*WORK TO COMPLETE*
Your task is to copy each line that has the word "this".

------------------------------

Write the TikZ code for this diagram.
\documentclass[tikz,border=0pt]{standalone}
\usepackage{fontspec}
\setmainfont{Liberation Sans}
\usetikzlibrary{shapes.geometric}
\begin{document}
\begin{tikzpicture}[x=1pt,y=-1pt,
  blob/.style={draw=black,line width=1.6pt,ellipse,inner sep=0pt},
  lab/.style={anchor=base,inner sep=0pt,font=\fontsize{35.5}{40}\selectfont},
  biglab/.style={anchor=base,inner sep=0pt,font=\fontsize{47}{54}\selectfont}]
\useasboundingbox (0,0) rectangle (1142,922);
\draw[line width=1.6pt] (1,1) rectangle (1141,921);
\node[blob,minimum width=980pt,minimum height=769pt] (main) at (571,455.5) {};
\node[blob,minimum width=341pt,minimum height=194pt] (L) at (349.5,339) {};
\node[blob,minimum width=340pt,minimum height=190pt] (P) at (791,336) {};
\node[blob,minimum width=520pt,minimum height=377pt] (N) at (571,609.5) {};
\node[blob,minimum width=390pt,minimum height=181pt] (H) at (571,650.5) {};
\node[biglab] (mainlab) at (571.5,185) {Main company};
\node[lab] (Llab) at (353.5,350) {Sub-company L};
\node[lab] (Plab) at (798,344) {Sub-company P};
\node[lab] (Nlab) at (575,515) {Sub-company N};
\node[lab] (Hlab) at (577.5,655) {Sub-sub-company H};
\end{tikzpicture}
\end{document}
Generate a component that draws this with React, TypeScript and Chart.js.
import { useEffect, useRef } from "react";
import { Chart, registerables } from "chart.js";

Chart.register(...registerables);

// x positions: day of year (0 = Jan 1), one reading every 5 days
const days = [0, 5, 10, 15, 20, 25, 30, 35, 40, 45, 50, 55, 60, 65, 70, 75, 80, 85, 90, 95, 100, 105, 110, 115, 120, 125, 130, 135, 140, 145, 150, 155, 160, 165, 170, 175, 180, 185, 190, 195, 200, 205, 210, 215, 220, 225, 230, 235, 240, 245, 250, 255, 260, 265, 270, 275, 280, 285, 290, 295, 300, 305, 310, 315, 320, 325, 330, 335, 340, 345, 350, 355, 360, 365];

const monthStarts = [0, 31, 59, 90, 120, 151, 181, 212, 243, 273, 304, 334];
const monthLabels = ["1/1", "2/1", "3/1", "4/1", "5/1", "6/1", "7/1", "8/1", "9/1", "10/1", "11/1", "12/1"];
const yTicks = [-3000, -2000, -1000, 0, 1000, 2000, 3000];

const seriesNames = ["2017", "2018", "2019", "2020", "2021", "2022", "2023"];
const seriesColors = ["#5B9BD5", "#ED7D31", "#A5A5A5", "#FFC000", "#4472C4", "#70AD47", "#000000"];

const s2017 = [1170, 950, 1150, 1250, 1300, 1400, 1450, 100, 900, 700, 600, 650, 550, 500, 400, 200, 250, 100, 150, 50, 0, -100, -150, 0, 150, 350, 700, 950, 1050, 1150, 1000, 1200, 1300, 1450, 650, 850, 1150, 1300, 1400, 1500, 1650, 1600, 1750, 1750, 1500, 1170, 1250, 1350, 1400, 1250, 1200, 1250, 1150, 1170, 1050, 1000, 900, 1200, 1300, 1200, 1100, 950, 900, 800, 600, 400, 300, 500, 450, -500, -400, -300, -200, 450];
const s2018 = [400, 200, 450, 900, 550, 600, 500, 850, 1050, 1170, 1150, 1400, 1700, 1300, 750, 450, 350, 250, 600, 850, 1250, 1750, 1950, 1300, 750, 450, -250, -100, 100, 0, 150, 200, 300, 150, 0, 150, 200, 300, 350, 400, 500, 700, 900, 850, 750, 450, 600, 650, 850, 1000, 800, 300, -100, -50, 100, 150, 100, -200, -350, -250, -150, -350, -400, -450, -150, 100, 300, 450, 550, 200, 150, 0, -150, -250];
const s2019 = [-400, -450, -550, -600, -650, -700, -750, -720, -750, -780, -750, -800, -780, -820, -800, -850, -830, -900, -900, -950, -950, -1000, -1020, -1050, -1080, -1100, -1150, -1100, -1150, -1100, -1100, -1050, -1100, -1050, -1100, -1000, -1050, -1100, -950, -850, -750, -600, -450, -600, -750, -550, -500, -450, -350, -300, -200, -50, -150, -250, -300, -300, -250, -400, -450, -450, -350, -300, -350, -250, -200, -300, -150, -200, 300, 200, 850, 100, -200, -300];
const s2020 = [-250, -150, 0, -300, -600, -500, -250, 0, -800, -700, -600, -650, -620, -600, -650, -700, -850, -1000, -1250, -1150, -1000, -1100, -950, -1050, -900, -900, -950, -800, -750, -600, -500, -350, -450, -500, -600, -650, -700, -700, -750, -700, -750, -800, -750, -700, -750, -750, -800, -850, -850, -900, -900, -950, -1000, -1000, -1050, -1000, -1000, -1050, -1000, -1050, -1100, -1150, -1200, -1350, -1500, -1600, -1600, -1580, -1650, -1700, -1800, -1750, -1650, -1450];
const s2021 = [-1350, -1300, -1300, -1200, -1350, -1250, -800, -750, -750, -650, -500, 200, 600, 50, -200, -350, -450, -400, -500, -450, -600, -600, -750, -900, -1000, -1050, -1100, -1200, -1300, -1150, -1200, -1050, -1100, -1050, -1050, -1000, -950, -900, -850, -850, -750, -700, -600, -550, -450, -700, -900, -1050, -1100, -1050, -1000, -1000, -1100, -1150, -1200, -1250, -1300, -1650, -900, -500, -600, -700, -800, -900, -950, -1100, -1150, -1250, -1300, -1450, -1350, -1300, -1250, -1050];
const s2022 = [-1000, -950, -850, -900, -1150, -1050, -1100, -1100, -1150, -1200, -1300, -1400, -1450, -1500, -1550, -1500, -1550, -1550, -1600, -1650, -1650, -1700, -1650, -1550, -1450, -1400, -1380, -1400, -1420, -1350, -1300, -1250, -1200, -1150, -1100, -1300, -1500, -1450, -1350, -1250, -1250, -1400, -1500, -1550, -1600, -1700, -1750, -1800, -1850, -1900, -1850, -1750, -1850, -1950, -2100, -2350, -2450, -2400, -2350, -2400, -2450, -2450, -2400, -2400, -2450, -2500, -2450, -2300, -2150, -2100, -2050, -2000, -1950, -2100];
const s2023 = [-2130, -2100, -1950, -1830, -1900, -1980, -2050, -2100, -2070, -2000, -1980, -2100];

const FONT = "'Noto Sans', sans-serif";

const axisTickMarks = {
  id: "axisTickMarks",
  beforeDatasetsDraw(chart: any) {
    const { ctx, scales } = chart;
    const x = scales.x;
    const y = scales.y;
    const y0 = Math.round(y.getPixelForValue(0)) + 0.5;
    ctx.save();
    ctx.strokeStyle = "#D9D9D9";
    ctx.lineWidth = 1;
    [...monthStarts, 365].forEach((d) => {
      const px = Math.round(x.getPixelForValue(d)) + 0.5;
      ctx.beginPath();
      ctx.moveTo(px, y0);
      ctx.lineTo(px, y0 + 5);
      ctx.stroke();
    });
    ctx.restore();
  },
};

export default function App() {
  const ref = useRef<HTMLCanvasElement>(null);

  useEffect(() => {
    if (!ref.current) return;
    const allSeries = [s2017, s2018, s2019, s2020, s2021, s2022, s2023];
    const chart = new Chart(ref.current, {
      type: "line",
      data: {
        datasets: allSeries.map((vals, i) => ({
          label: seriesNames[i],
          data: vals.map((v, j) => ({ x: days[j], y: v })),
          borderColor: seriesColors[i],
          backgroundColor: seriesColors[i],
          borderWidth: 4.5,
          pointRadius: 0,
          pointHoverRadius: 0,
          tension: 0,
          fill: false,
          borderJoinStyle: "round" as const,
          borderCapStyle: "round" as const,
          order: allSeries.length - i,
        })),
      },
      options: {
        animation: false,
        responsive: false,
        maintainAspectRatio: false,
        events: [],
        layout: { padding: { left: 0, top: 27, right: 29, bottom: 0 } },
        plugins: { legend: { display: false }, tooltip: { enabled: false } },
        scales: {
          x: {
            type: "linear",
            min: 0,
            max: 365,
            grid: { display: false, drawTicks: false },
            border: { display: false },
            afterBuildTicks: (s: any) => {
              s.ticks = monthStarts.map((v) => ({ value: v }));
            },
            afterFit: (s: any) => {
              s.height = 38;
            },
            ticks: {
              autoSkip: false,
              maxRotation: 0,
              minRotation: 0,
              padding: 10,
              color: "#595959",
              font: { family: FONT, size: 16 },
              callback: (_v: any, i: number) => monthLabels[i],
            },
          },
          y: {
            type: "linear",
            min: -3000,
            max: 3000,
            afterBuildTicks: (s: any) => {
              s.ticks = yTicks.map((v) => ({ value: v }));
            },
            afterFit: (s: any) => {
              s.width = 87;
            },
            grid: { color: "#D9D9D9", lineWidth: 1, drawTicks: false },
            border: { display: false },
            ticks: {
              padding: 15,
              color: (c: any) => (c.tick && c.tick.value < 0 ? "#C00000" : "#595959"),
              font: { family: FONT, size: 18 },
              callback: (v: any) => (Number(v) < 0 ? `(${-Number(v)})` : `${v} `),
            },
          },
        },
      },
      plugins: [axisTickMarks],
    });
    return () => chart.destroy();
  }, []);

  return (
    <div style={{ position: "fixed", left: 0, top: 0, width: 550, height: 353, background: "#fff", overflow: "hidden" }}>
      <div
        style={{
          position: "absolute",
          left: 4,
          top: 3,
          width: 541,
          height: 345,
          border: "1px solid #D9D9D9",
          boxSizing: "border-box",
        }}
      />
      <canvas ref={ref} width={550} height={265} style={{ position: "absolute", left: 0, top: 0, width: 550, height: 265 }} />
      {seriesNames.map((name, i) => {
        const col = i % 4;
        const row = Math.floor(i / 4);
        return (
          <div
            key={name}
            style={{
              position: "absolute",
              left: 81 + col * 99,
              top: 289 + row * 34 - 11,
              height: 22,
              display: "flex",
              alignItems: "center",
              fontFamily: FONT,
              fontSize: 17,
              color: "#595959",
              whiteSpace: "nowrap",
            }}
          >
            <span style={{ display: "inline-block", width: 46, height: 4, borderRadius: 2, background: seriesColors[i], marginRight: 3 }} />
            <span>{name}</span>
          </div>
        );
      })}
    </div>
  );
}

------------------------------

*FULL ANSWER*
Write the TikZ code for this diagram.
Generate a component that draws this with React, TypeScript and Chart.js.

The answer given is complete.